UPDATE 6/20/2013:  This is still one of my favorite recipes to make with mangoes… but I have always been a little bit disappointed by the look of the loaves produced.  I prefer quick breads to have a domed top, and this recipe always gives a bit of a flat top.  

This was the flatter topped loaf that the original version of the recipe produced

Well, after reading the awesome book “BakeWise: The Hows and Whys of Successful Baking” by Shirley Corriher… I know now why this happens.  This recipe in it’s original form has the wrong ratio of baking soda to baking powder.  Originally, I used 1 tsp. baking powder and 1 T. (which is 3 tsp.) of baking soda.  According to Ms. Corriher (a biochemist with classic French culinary training), 1 tsp. baking powder will leaven 1 c. of flour.  If using baking soda, then only 1/4 tsp. of baking soda is required to leaven 1 c. of flour.  After trying different combinations of baking powder to baking soda, I think the recipe works MUCH better by using 1 T. (3 tsp.) of baking POWDER, and only 1/2 tsp. baking SODA.  The recipe below is the updated version.

Also, I found a bottle of something called “Coconut Bakery Emulsion” at Home Goods for $3.  I substituted the vanilla extract with the Coconut Bakery Emulsion and decreased the cinnamon to 1 tsp. (instead of 1 T.) – and loved the variation of more coconut flavor mixed with the mango.  You can do it either way – using the full amount of cinnamon + vanilla extract, or change it up and try coconut emulsion instead (if you can find it) with a little less cinnamon.

Mango Bread:

  • 4 c. flour
  • 1/2 tsp. baking soda
  • 1 T. (which is 3 tsp.) baking powder
  • 1 tsp. salt
  • 1 T. cinnamon
  • 1/2 tsp. ground ginger
  • 2 c. sugar
  • 1 c. brown sugar
  • 3 T. vanilla extract (or Coconut Bakery Emulsion)
  • 1 c. canola oil
  • 1/2 c. plain yogurt
  • 6 eggs
  • 4 c. chopped mangoes
  • 2/3 c. chopped macadamia nuts
  • 1 c. flaked coconut

1.  Preheat the oven to 350 degrees and grease and flour 2 loaf pans.  (This time I was feeling a little lazy, and instead of using my metal loaf pans, I just sprayed my two silicone loaf pans with non-stick spray.)

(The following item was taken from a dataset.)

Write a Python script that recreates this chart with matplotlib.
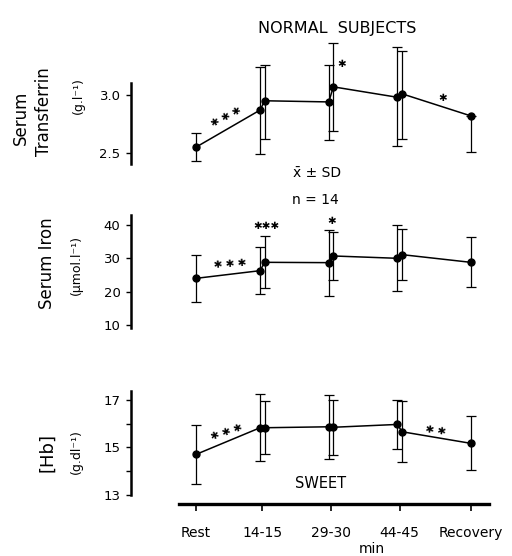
import matplotlib
matplotlib.use("Agg")
import matplotlib.pyplot as plt

# sampling times (min); tick positions on the shared time axis
minutes = [0, 14, 15, 29, 30, 44, 45, 60]
tick_pos = [0, 14.5, 29.5, 44.5, 60]
tick_labels = ["Rest", "14-15", "29-30", "44-45", "Recovery"]

transferrin = [2.55, 2.87, 2.95, 2.94, 3.07, 2.98, 3.01, 2.82]
transferrin_sd_lo = [0.12, 0.38, 0.33, 0.33, 0.38, 0.42, 0.39, 0.31]
transferrin_sd_hi = [0.12, 0.37, 0.31, 0.32, 0.38, 0.43, 0.37, 0.0]

iron = [24.0, 26.3, 28.8, 28.7, 30.7, 30.0, 31.1, 28.8]
iron_sd = [7.0, 7.0, 7.8, 9.9, 7.3, 9.9, 7.6, 7.5]

hb = [14.70, 15.83, 15.83, 15.87, 15.85, 15.97, 15.66, 15.17]
hb_sd = [1.25, 1.42, 1.12, 1.35, 1.17, 1.05, 1.30, 1.15]

fig = plt.figure(figsize=(5.12, 5.56), dpi=100)
W, H = 512.0, 556.0


def make_axes(top_px, bottom_px):
    return fig.add_axes([131 / W, 1 - bottom_px / H, 358 / W, (bottom_px - top_px) / H])


def style(ax, ylim, bounds, ticks, labels, minor=None):
    ax.set_xlim(-14.2, 64)
    ax.set_ylim(*ylim)
    for s in ["top", "right", "bottom"]:
        ax.spines[s].set_visible(False)
    ax.spines["left"].set_linewidth(1.8)
    ax.spines["left"].set_bounds(*bounds)
    ax.set_yticks(ticks)
    ax.set_yticklabels(labels, fontsize=9.5)
    if minor:
        ax.set_yticks(minor, minor=True)
        ax.tick_params(axis="y", which="minor", length=3.5, width=1)
    ax.tick_params(axis="y", length=3.5, width=1, pad=4)
    ax.set_xticks([])
    ax.patch.set_alpha(0)


def draw(ax, y, err):
    ax.errorbar(minutes, y, yerr=err, color="black", lw=1.1, marker="o", ms=5,
                elinewidth=0.9, capsize=3.5, capthick=0.9)


star = dict(ha="center", va="center", fontsize=7.5)

# Serum transferrin
ax1 = make_axes(40, 170)
style(ax1, (2.353, 3.474), (2.405, 3.103), [2.5, 3.0], ["2.5", "3.0"])
draw(ax1, transferrin, [transferrin_sd_lo, transferrin_sd_hi])
ax1.text(6.6, 2.81, "✱ ✱ ✱", rotation=27, **star)
ax1.text(31.9, 3.27, "✱", **star)
ax1.text(53.9, 2.975, "✱", **star)
fig.text(21 / W, 1 - 118 / H, "Serum", rotation=90, ha="center", va="center", fontsize=12)
fig.text(44 / W, 1 - 112 / H, "Transferrin", rotation=90, ha="center", va="center", fontsize=12)
fig.text(78 / W, 1 - 96 / H, "(g.l⁻¹)", rotation=90, ha="center", va="center", fontsize=9)

# Serum iron
ax2 = make_axes(205, 335)
style(ax2, (7.04, 45.96), (9.13, 42.96), [10, 20, 30, 40], ["10", "20", "30", "40"])
draw(ax2, iron, iron_sd)
ax2.text(7.4, 28.4, "✱ ✱ ✱", rotation=4, **star)
ax2.text(15.5, 39.6, "✱✱✱", **star)
ax2.text(29.7, 41.2, "✱", **star)
fig.text(47 / W, 1 - 263 / H, "Serum Iron", rotation=90, ha="center", va="center", fontsize=12)
fig.text(76 / W, 1 - 265 / H, "(µmol.l⁻¹)", rotation=90, ha="center", va="center", fontsize=9)

# Haemoglobin
ax3 = make_axes(385, 504)
style(ax3, (12.60, 17.64), (12.97, 17.40), [13, 15, 17], ["13", "15", "17"], minor=[14, 16])
draw(ax3, hb, hb_sd)
ax3.text(6.7, 15.64, "✱ ✱ ✱", rotation=18, **star)
ax3.text(52.4, 15.73, "✱ ✱", rotation=-8, **star)
ax3.text(27.1, 13.45, "SWEET", ha="center", va="center", fontsize=10.5)
ax3.spines["bottom"].set_visible(True)
ax3.spines["bottom"].set_linewidth(2.4)
ax3.spines["bottom"].set_bounds(-3.7, 64)
ax3.set_xticks(tick_pos)
ax3.set_xticklabels(tick_labels, fontsize=10)
ax3.tick_params(axis="x", length=5, width=1.2, pad=11)
fig.text(47 / W, 1 - 452 / H, "[Hb]", rotation=90, ha="center", va="center", fontsize=13)
fig.text(76 / W, 1 - 452 / H, "(g.dl⁻¹)", rotation=90, ha="center", va="center", fontsize=9)

fig.text(337 / W, 1 - 28 / H, "NORMAL  SUBJECTS", ha="center", va="center", fontsize=11.5)
fig.text(317 / W, 1 - 173 / H, "x̄ ± SD", ha="center", va="center", fontsize=10)
fig.text(315 / W, 1 - 200 / H, "n = 14", ha="center", va="center", fontsize=10)
fig.text(372 / W, 1 - 549 / H, "min", ha="center", va="center", fontsize=10)

fig.savefig("out.png", dpi=100)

2.  Sift the flour, baking soda, baking powder, salt, and spices in a large bowl.

3.  Combine the sugars, vanilla, oil, yogurt, and eggs in another bowl.  Mix thoroughly.

4.  Slice the mangoes, remove the skin, and chop the fruit into small pieces.  I used about 6 small mangoes to get about 4 c. of chopped mango.

5.  Dump the wet ingredients into the dry, and mix until just combined.

6.  Fold the mangoes, macadamia nuts, and coconut into the batter.

7.  Divide the batter between the two loaf pans, and sprinkle with sugar or decorating sugar.

8.  Bake at 350 degrees for about 1 hour and 5 minutes.  Remove and cool for 5 minutes on a wire rack before inverting.  Cool completely before wrapping with plastic wrap to store.